Purvis painted and drew constantly. His work reflected the despair and injustice of the urban and immigrant poor in Miami, as well as the larger national issues of the time – the Vietnam War, urban riots, police brutality the vast influx of refugees from all parts of the world. Despite the hard times, Purvis also reflected hope and redemption in his paintings – angels, saints, freedom horses and the promise of new life. The work is simple and sometimes even brutal, but few who see it can fail to be moved.
ABOUT THE SANJUAN-BROWN COLLECTION
The Sanjuan-Brown Collection originally comprised over 80 original works by Purvis Young created from the late 1970s through the end of the twentieth century. The collection was acquired from Young’s friend and dealer, Larry Clemons, in early 2013. Clemons had provided Purvis Young with studio space, storage and occasional living quarters during the first decade of this century, and was helpful the artist as he navigated his way through increasing fame and inevitable sharks and scams of the art world. We are indebted to Larry Clemons for his interest in safeguarding works by Purvis Young and for his interest in the man himself. Larry sold us a large portion of his Purvis Young collection before moving to Panama City in 2014. His love of the art world was legendary. Sadly, Larry passed away in 2020 at the age of 62.
About 36 works from the original collection remain unsold. Over the past 7 years, we have sold 42 original Purvis Young paintings to collectors and galleries around the world. Keeping true to our personal mission to improve access to great contemporary art by providing opportunities for others to own and develop their own collections, we believe we have priced the works economically.
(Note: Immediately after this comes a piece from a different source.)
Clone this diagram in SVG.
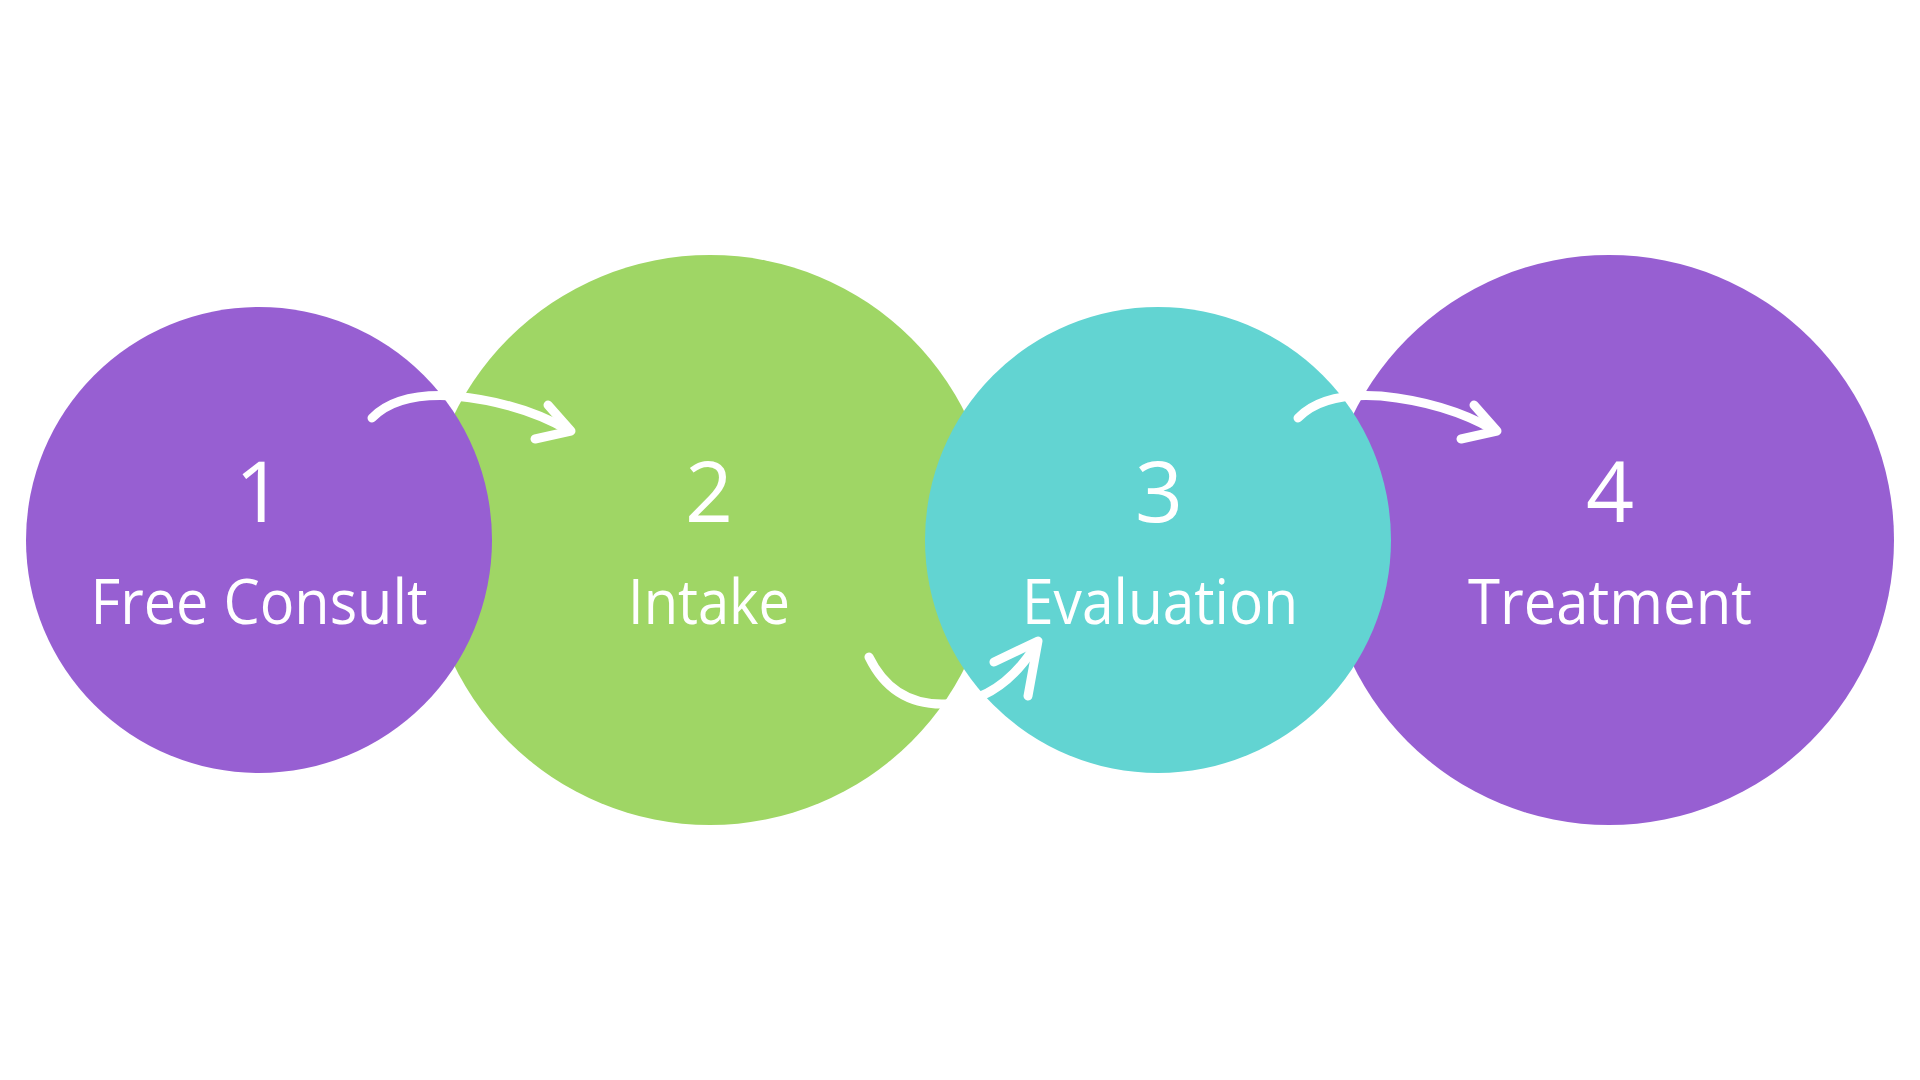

We want more art collectors in the world, not fewer.
Over the last 40 years (and almost a decade since his death in 2010), Purvis Young has become known as one of America’s premier self-taught vernacular artists. His work can be seen in nearly 60 public galleries and museums, including the Smithsonian Museum of American Art and the Smithsonian African American History and Culture Museum, the Metropolitan Museum of Art in and the American Folk Art Museum in New York, the Brooklyn Museum of Art, the Philadelphia Museum of Art, the Fine Arts Museum of San Francisco, the Houston Museum of Fine Arts, the Corcoran Gallery in Washington DC, the Perez Art Museum and the Frost Museum of Art in Miami, the Tampa Museum of Art and the Boca Raton Museum of Art, among others. His has been featured in more than 125 solo and group exhibitions throughout the nation and in Europe, most recently in a huge retrospective sponsored by the renowned Rubell Family Collection.